Da abolição do contracampo

Quando entrevistámos João Salaviza [ler entrevista] a propósito do seu Montanha perguntámos-lhe sobre as similaridades de uma cena do seu filme com a de Os 400 Golpes de Truffaut. Era ela uma em que o rapaz interpretado por David Mourato era entrevistado por uma professora, com a particularidade de que a inteireza dessa cena era mostrada através de um plano médio curto. Nunca havia o contracampo para a figura autoritária, mesmo quando esta falava, sendo a voz off-screen o único registo da sua presença. Tal era também o caso do Antoine Doinel (Jean-Pierre Léaud) do filme de Truffaut. A justificação que nos apresentou foi a de que o recurso a este dispositivo do campo sem contracampo permitia “deixar espaço para que o olhar refletisse o mundo”. Alice não é uma adolescente, mas este processo é justamente abordado na sua primeira consulta, um grande plano de 3 minutos, à medida que é questionada a respeito dos seus hábitos quotidianos pelo neurologista.

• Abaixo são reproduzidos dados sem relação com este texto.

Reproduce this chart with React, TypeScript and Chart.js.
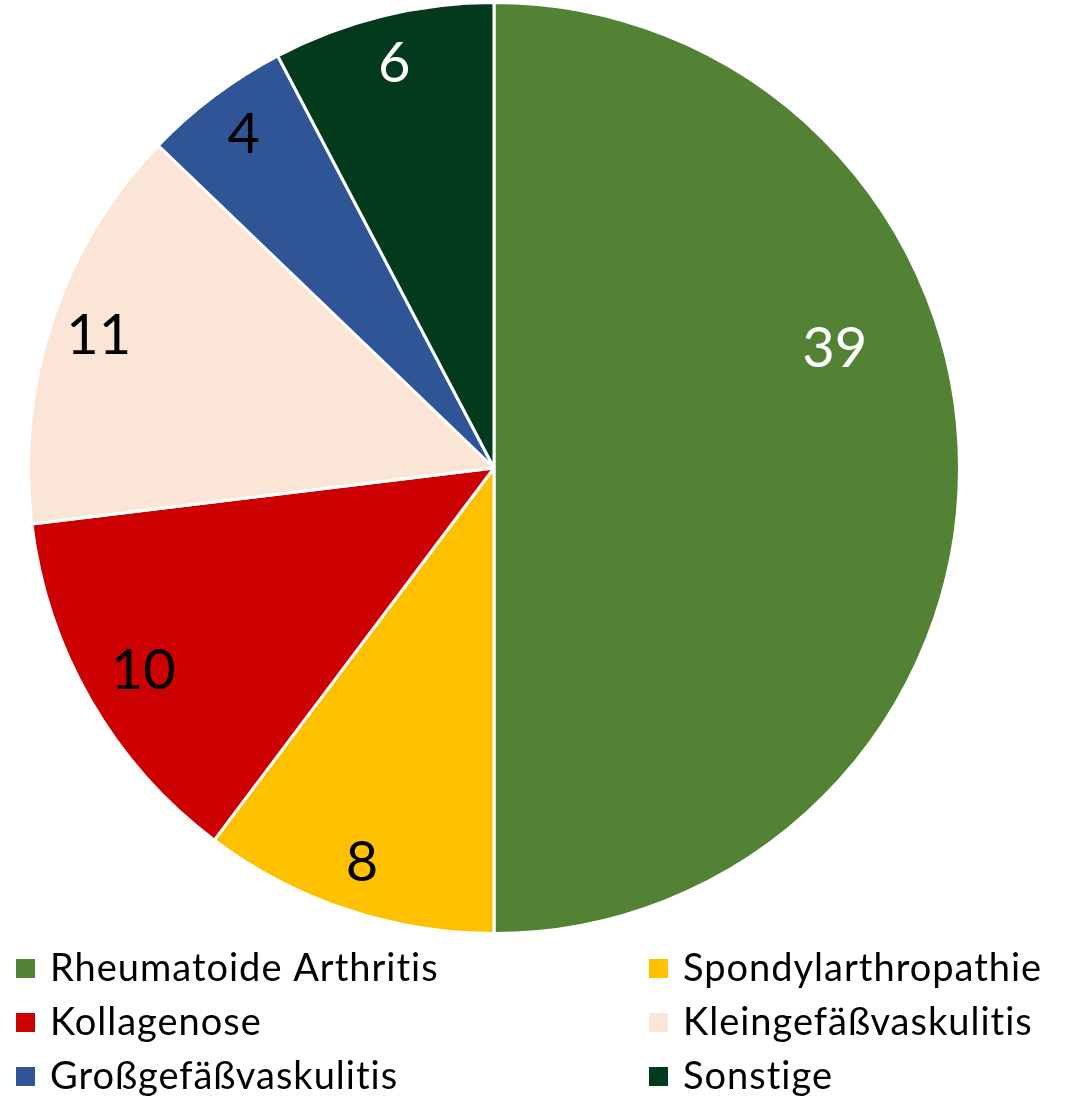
import React, { useEffect, useRef } from "react";
import { Chart, registerables } from "chart.js";

Chart.register(...registerables);

const categories = [
  "Rheumatoide Arthritis",
  "Spondylarthropathie",
  "Kollagenose",
  "Kleingefäßvaskulitis",
  "Großgefäßvaskulitis",
  "Sonstige",
];
const values = [39, 8, 10, 11, 4, 6];
const colors = ["#548235", "#FFC000", "#CC0000", "#FBE5D6", "#2F5597", "#033A1D"];
const labelColors = ["#FFFFFF", "#000000", "#000000", "#000000", "#000000", "#FFFFFF"];

const FONT = "Lato, 'Open Sans', sans-serif";

const labelPlugin = {
  id: "sliceLabels",
  afterDatasetsDraw(chart: any) {
    const ctx = chart.ctx;
    const meta = chart.getDatasetMeta(0);
    ctx.save();
    ctx.font = `56px ${FONT}`;
    ctx.textAlign = "center";
    ctx.textBaseline = "middle";
    meta.data.forEach((arc: any, i: number) => {
      const p = arc.getProps(["x", "y", "startAngle", "endAngle", "outerRadius"], true);
      let mid = (p.startAngle + p.endAngle) / 2;
      let frac = i === 2 ? 0.87 : 0.895;
      if (i === 0) {
        mid -= (19.2 * Math.PI) / 180;
        frac = 0.775;
      }
      const x = p.x + Math.cos(mid) * p.outerRadius * frac;
      const y = p.y + Math.sin(mid) * p.outerRadius * frac;
      ctx.fillStyle = labelColors[i];
      ctx.fillText(String(values[i]), x, y);
    });
    ctx.restore();
  },
};

const legendPlugin = {
  id: "gridLegend",
  afterDraw(chart: any) {
    const ctx = chart.ctx;
    ctx.save();
    ctx.font = `38px ${FONT}`;
    ctx.textBaseline = "middle";
    ctx.textAlign = "left";
    try {
      (ctx as any).letterSpacing = "1px";
    } catch (e) {}
    const colX = [16, 649];
    const rowY = [968, 1022, 1076];
    categories.forEach((c, i) => {
      const col = i % 2;
      const row = Math.floor(i / 2);
      const x = colX[col];
      const y = rowY[row];
      ctx.fillStyle = colors[i];
      ctx.fillRect(x, y - 9, 19, 19);
      ctx.fillStyle = "#000000";
      ctx.fillText(c, x + 34, y + 1);
    });
    ctx.restore();
  },
};

export default function App() {
  const ref = useRef<HTMLCanvasElement | null>(null);
  useEffect(() => {
    if (!ref.current) return;
    const chart = new Chart(ref.current, {
      type: "pie",
      data: {
        labels: categories,
        datasets: [
          {
            data: values,
            backgroundColor: colors,
            borderColor: "#FFFFFF",
            borderWidth: 3,
          },
        ],
      },
      options: {
        responsive: false,
        animation: false,
        layout: { padding: { left: 27, right: 108, top: 1, bottom: 162 } },
        plugins: {
          legend: { display: false },
          tooltip: { enabled: false },
        },
      },
      plugins: [labelPlugin, legendPlugin],
    });
    return () => chart.destroy();
  }, []);
  return (
    <div style={{ position: "absolute", left: 0, top: 0, width: 1069, height: 1097, background: "#fff" }}>
      <canvas ref={ref} width={1069} height={1097} style={{ width: 1069, height: 1097 }} />
    </div>
  );
}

A abolição do contracampo. Em cima: Os 400 Golpes (1959), François Truffaut. Em baixo: O Meu Nome é Alice (2014), Richard Glatzer e Wash Westmoreland

Falei há pouco da miopia e recorro a este excerto de Salaviza a propósito do “olhar”. Nesta cena em questão, os olhos de Moore transmitem confiança e serenidade, apesar das suspeitas que tem quanto ao seu estado de saúde. Nem ela, nem os cineastas voltarão a comportar-se da mesma maneira aquando a saída do consultório. E quando Alice retornar a esse espaço surge, por fim, o contracampo que havia sido evitado, naquela que é a cena em que descobre que tem Alzheimer, ao mesmo tempo que o seu olhar se entristece.

Do blocking dos atores

Numa das cenas mais dolorosas do filme, Alice procura a casa-de-banho numa casa perto da praia. Em esforço, tateia as paredes, abre e fecha portas e hesita entre as várias divisões da habitação. Não a encontra. Nem o espetador. De facto, aquilo que poderia parecer um desleixe na preocupação do duo de cineastas em dar a entender a geografia da casa mais cedo é, na realidade, uma maneira de mostrá-la pelo ponto de vista olvidável da sua heroína. Não sabemos mais do que ela e, como tal, sentimo-nos presos naquele espaço, olhando-o com a já referida impressão labiríntica, onde a câmara nunca se adianta à sua personagem. Para a câmara se mover, Alice tem de entrar primeiro em cada espaço e ultrapassá-la, servindo-lhe de guia. O blocking no movimento de Moore não só pretende levar Alice a descobrir o espaço, como também a fazê-lo pelo espetador. Não o consegue. E, como tal, ambos ficam perdidos numa memória fragmentada. Tão fragmentada como a imagem do rosto de Moore quando se vê ao espelho perto do final. 

O movimento de Alice, onde a câmara não se adianta à personagem, deixando-a descobrir o espaço.

 O espelho como metáfora da memória fragmentada de Alice.